South Korea's competitive position in the global AI semiconductor supply chain also faces policy headwinds. As Digitimes reported, South Korea's semiconductor subsidy framework risks weakening competitiveness relative to the aggressive cash incentive programs deployed by the United States, Japan, and Europe.
Investment Implications and Risk Assessment
For investors evaluating the post-indictment landscape, several dynamics merit close attention. SMCI faces a structural de-rating driven by compounding governance crises. While the company itself was not charged, customer attrition and market share erosion represent fundamental business risks that extend beyond the legal proceedings. The stock's discount may persist until the company demonstrates sustained governance reforms and the legal overhang clears.
Dell Technologies and HPE are the clearest beneficiaries. Dell's $43 billion backlog, NVIDIA chip reallocation tailwinds, and enterprise buyers seeking governance-compliant alternatives create a multi-year growth setup. The AI server market is projected to grow from $128 billion in 2024 at a 28.2% CAGR, reaching $1.84 trillion by 2033, according to industry research — a market large enough to reward multiple winners.
Korean semiconductor companies represent a differentiated play on the AI infrastructure buildout. Samsung and SK hynix occupy chokepoint positions in HBM supply that no competitor can replicate at scale in the near term. The structural supply deficit in AI memory provides pricing power and margin expansion that should persist through at least 2027. However, investors must monitor U.S.-China export control policy shifts and the companies' China revenue exposure as ongoing risk factors.

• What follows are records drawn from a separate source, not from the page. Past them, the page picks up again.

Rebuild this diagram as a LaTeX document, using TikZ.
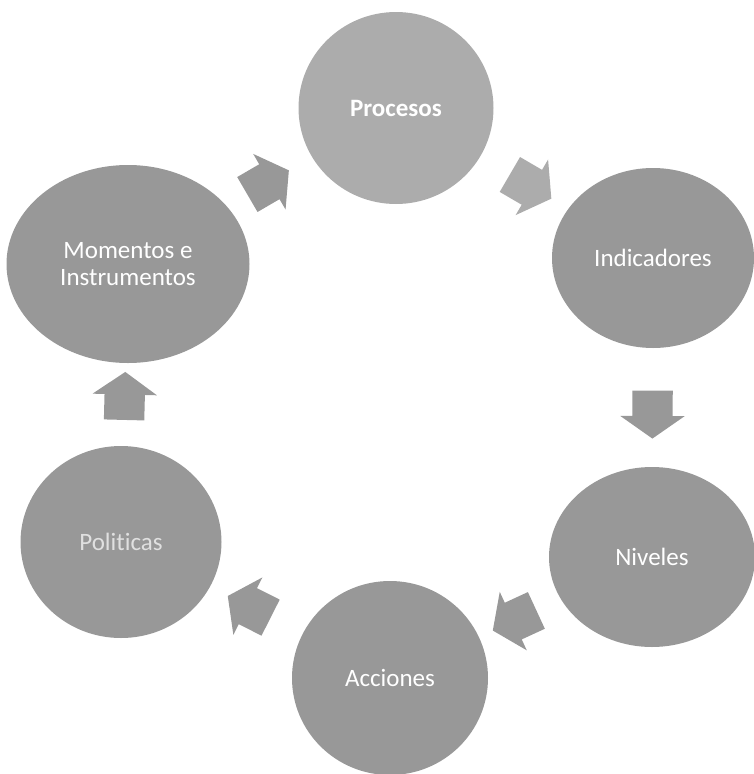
\documentclass[tikz,border=0pt]{standalone}
\usepackage{fontspec}
\setmainfont{Carlito}[RawFeature={-liga}]
\usetikzlibrary{shapes.geometric,shapes.arrows,calc}
\definecolor{bubble}{RGB}{152,152,152}
\definecolor{bubblelight}{RGB}{172,172,172}
\begin{document}
\begin{tikzpicture}[x=1pt,y=-1pt,
  bubble/.style={ellipse,fill=bubble,text=white,inner sep=0pt,align=center,
    font=\fontsize{25}{27}\selectfont},
  blockarrow/.style={single arrow,inner xsep=0pt,inner ysep=20pt,minimum height=48pt,
    single arrow head extend=12pt,single arrow tip angle=110}]
\useasboundingbox (0,0) rectangle (754,774);
\node[bubble,fill=bubblelight,minimum width=195pt,minimum height=192pt,font=\fontsize{25}{27}\selectfont\bfseries] (procesos) at (396,108) {Procesos};
\node[bubble,minimum width=202pt,minimum height=180pt] (indicadores) at (653,258) {Indicadores};
\node[bubble,minimum width=206pt,minimum height=180pt] (niveles) at (652,557) {Niveles};
\node[bubble,minimum width=196pt,minimum height=194pt] (acciones) at (390,678) {Acciones};
\node[bubble,text=white!88!black,minimum width=201pt,minimum height=192pt] (politicas) at (121,542) {Politicas};
\node[bubble,minimum width=243pt,minimum height=198pt] (momentos) at (128,264) {Momentos e\\Instrumentos};
\foreach \a/\b/\c in {procesos/indicadores/bubblelight,indicadores/niveles/bubble,niveles/acciones/bubble,
  acciones/politicas/bubble,politicas/momentos/bubble,momentos/procesos/bubble}
  \path let \p1=($(\b)-(\a)$), \n1={atan2(\y1,\x1)} in
    node[blockarrow,fill=\c,rotate=\n1] (\a-\b) at ($(\a)!0.5!(\b)$) {};
\end{tikzpicture}
\end{document}
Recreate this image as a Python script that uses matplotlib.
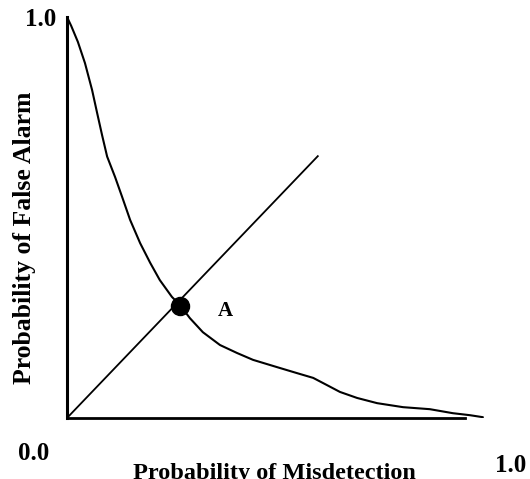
import matplotlib.pyplot as plt

# trade-off curve (misdetection vs false alarm)
curve_x = [0.0, 0.010, 0.026, 0.043, 0.060, 0.072, 0.084, 0.096, 0.115, 0.132,
           0.151, 0.175, 0.199, 0.222, 0.251, 0.270, 0.294, 0.325, 0.366, 0.407,
           0.445, 0.502, 0.550, 0.589, 0.622, 0.653, 0.694, 0.742, 0.804, 0.868,
           0.923, 0.964, 0.995]
curve_y = [1.0, 0.978, 0.938, 0.885, 0.818, 0.761, 0.705, 0.652, 0.601, 0.551,
           0.494, 0.436, 0.387, 0.344, 0.302, 0.282, 0.249, 0.214, 0.182, 0.162,
           0.145, 0.127, 0.112, 0.100, 0.082, 0.065, 0.050, 0.037, 0.027, 0.022,
           0.012, 0.007, 0.002]

# straight line through the operating point
diag_x = [0.0, 0.600]
diag_y = [0.0, 0.653]

point_x = 0.270
point_y = 0.280
point_label = "A"

W, H = 530, 479
fig = plt.figure(figsize=(W / 100, H / 100), dpi=100)
ax = fig.add_axes([67 / W, (H - 418) / H, (485 - 67) / W, (418 - 17) / H])

font = dict(family="Liberation Serif", fontweight="bold", color="black")

ax.plot(curve_x, curve_y, color="black", lw=1.5, solid_capstyle="round",
        solid_joinstyle="round")
ax.plot(diag_x, diag_y, color="black", lw=1.3)
ax.plot(point_x, point_y, "o", color="black", markersize=13)
ax.text(point_x + 0.108, point_y - 0.013, point_label, fontsize=15,
        ha="center", va="center", **font)

ax.set_xlim(0, 1)
ax.set_ylim(0, 1)
ax.set_xticks([])
ax.set_yticks([])
for s in ["top", "right"]:
    ax.spines[s].set_visible(False)
ax.spines["left"].set_linewidth(2.2)
ax.spines["bottom"].set_linewidth(2.0)
ax.spines["bottom"].set_bounds(0, 0.952)

fig.text(56 / W, 1 - 19 / H, "1.0", fontsize=18, ha="right", va="center", **font)
fig.text(34 / W, 1 - 453 / H, "0.0", fontsize=18, ha="center", va="center", **font)
fig.text(511 / W, 1 - 465 / H, "1.0", fontsize=18, ha="center", va="center", **font)
fig.text(274 / W, 1 - 473 / H, "Probability of Misdetection", fontsize=17.5,
         ha="center", va="center", **font)
fig.text(25 / W, 1 - 238 / H, "Probability of False Alarm", fontsize=18.5,
         ha="center", va="center", rotation=90, **font)

fig.savefig("out.png", dpi=100)
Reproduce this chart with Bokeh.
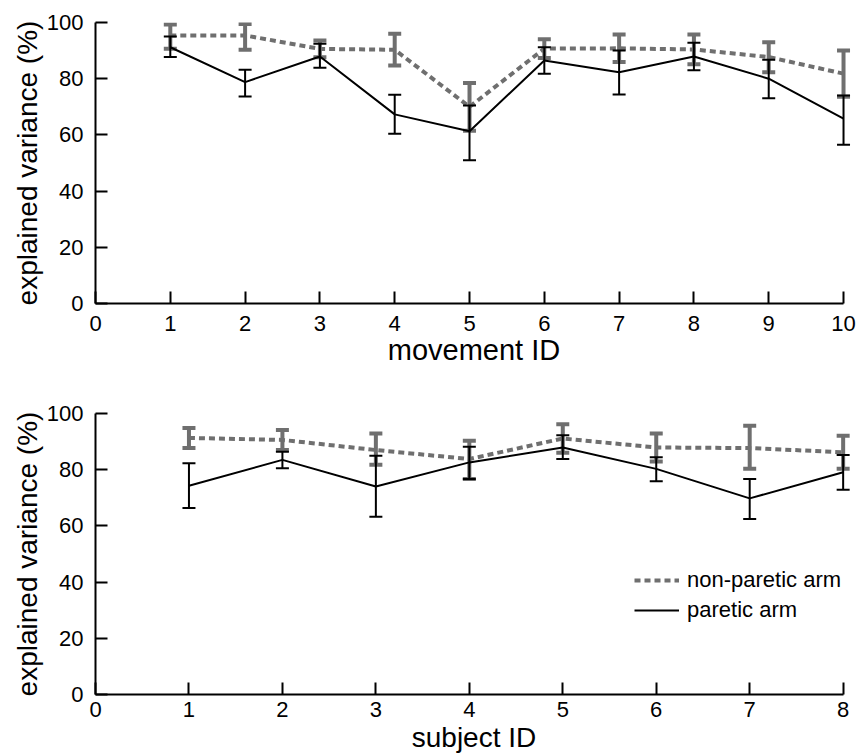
from bokeh.plotting import figure
from bokeh.layouts import column
from bokeh.models import Range1d, FixedTicker, Legend, LegendItem, ColumnDataSource
from bokeh.embed import file_html
from bokeh.resources import INLINE

# ---------------- data ----------------
movement_id = [1, 2, 3, 4, 5, 6, 7, 8, 9, 10]
mov_nonparetic = [95.4, 95.4, 90.6, 90.3, 70.0, 90.7, 90.8, 90.4, 87.7, 81.8]
mov_nonparetic_hi = [99.3, 99.5, 93.6, 96.0, 78.5, 94.0, 95.7, 95.7, 93.0, 90.0]
mov_nonparetic_lo = [90.7, 90.3, 87.6, 84.7, 61.5, 87.4, 85.9, 85.1, 82.3, 73.6]
mov_paretic = [91.2, 78.8, 87.9, 67.3, 61.3, 86.5, 82.3, 87.9, 80.0, 65.8]
mov_paretic_hi = [95.0, 83.2, 92.4, 74.3, 70.5, 91.2, 90.0, 92.8, 86.7, 74.0]
mov_paretic_lo = [87.7, 73.7, 83.9, 60.4, 51.0, 81.8, 74.4, 83.0, 73.0, 56.5]

subject_id = [1, 2, 3, 4, 5, 6, 7, 8]
sub_nonparetic = [91.3, 90.6, 87.0, 83.8, 91.1, 87.9, 87.7, 86.2]
sub_nonparetic_hi = [94.8, 94.1, 92.9, 90.3, 96.2, 92.9, 95.6, 92.1]
sub_nonparetic_lo = [87.7, 87.0, 81.8, 76.7, 86.0, 82.9, 80.3, 80.3]
sub_paretic = [74.3, 83.5, 74.0, 82.6, 87.9, 80.3, 69.8, 79.1]
sub_paretic_hi = [82.3, 86.4, 85.0, 88.2, 92.3, 84.4, 76.7, 85.2]
sub_paretic_lo = [66.4, 80.5, 63.3, 76.7, 83.8, 75.9, 62.5, 72.9]

y_ticks = [0, 20, 40, 60, 80, 100]
mov_ticks = list(range(0, 11))
sub_ticks = list(range(0, 9))

GRAY = "#6f6f6f"
FONT = "Liberation Sans"


def style_axes(p, xticks, xlabel, x_pad, tick_standoff_x, label_standoff_x, xlabel_size):
    xmax = xticks[-1]
    # a little room past the last tick so the end caps are not clipped
    p.x_range = Range1d(0, xmax + x_pad)
    p.y_range = Range1d(0, 100)
    p.xaxis.bounds = (0, xmax)
    p.xgrid.visible = False
    p.ygrid.visible = False
    p.outline_line_color = None
    p.xaxis.ticker = FixedTicker(ticks=xticks)
    p.yaxis.ticker = FixedTicker(ticks=y_ticks)
    for ax in (p.xaxis[0], p.yaxis[0]):
        ax.axis_line_width = 2
        ax.axis_line_color = "black"
        ax.major_tick_line_width = 2
        ax.major_tick_line_color = "black"
        ax.major_tick_in = 12
        ax.major_tick_out = 0
        ax.minor_tick_line_color = None
        ax.major_label_text_font = FONT
        ax.major_label_text_font_size = "22px"
        ax.major_label_text_color = "black"
        ax.axis_label_text_font = FONT
        ax.axis_label_text_font_style = "normal"
        ax.axis_label_text_color = "black"
    p.xaxis.axis_label = xlabel
    p.xaxis.axis_label_text_font_size = xlabel_size
    p.yaxis.axis_label = "explained variance (%)"
    p.yaxis.axis_label_text_font_size = "28px"
    p.xaxis.major_label_standoff = tick_standoff_x
    p.xaxis.axis_label_standoff = label_standoff_x
    p.yaxis.major_label_standoff = 12
    p.yaxis.axis_label_standoff = 1


def draw_series(p, x, y, lo, hi, color, width, dash, cap_w):
    src = ColumnDataSource(dict(x=x, y=y, lo=lo, hi=hi))
    p.segment(x0="x", y0="lo", x1="x", y1="hi", source=src,
              line_color=color, line_width=width)
    p.scatter(x="x", y="hi", source=src, marker="dash", size=cap_w,
              line_color=color, line_width=width)
    p.scatter(x="x", y="lo", source=src, marker="dash", size=cap_w,
              line_color=color, line_width=width)
    r = p.line(x="x", y="y", source=src, line_color=color,
               line_width=width, line_dash=dash)
    return r


# ---------------- top figure ----------------
p1 = figure(width=859, height=390, output_backend="svg", toolbar_location=None,
            min_border_left=95, min_border_right=7, min_border_top=22,
            min_border_bottom=87)
style_axes(p1, mov_ticks, "movement ID", 0.12, 12, 0, "29px")
draw_series(p1, movement_id, mov_nonparetic, mov_nonparetic_lo, mov_nonparetic_hi,
            GRAY, 4, "6 4", 13)
draw_series(p1, movement_id, mov_paretic, mov_paretic_lo, mov_paretic_hi,
            "black", 2, "solid", 13)

# ---------------- bottom figure ----------------
p2 = figure(width=859, height=366, output_backend="svg", toolbar_location=None,
            min_border_left=95, min_border_right=7, min_border_top=23,
            min_border_bottom=62)
style_axes(p2, sub_ticks, "subject ID", 0.1, 7, 2, "28px")
g2 = draw_series(p2, subject_id, sub_nonparetic, sub_nonparetic_lo, sub_nonparetic_hi,
                 GRAY, 4, "6 4", 13)
b2 = draw_series(p2, subject_id, sub_paretic, sub_paretic_lo, sub_paretic_hi,
                 "black", 2, "solid", 13)

legend = Legend(items=[LegendItem(label="non-paretic arm", renderers=[g2]),
                       LegendItem(label="paretic arm", renderers=[b2])],
                location=(539, 71))
legend.background_fill_alpha = 0
legend.border_line_color = None
legend.label_text_font = FONT
legend.label_text_font_size = "22px"
legend.label_text_color = "black"
legend.glyph_width = 45
legend.glyph_height = 26
legend.label_height = 26
legend.label_standoff = 8
legend.spacing = 4
legend.padding = 0
legend.margin = 0
p2.add_layout(legend, "center")

layout = column(p1, p2, spacing=0)
open("out.html", "w").write(file_html(layout, INLINE))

Outlook: Catalysts and Scenarios to Watch
In the near term, the trajectory of the federal case against Liaw, Chang, and Sun will be the primary variable. Whether prosecutors expand charges to include Super Micro as a corporate defendant — or whether the case remains focused on individual actors — will determine the floor for SMCI's valuation. Any formal NVIDIA reallocation announcement would likely trigger another leg down for SMCI and a corresponding lift for Dell and HPE.
Medium-term, the broader enforcement environment will reshape compliance costs across the entire AI semiconductor supply chain. Companies that invest proactively in robust export control programs will gain competitive advantage as enterprise buyers increasingly treat governance as a procurement criterion, not merely a regulatory checkbox.
The Super Micro indictment marks a turning point — not just for one company, but for the AI hardware industry's relationship with geopolitical risk. In a market where a single compliance failure can erase billions in value overnight, governance has become as strategically important as the chips themselves.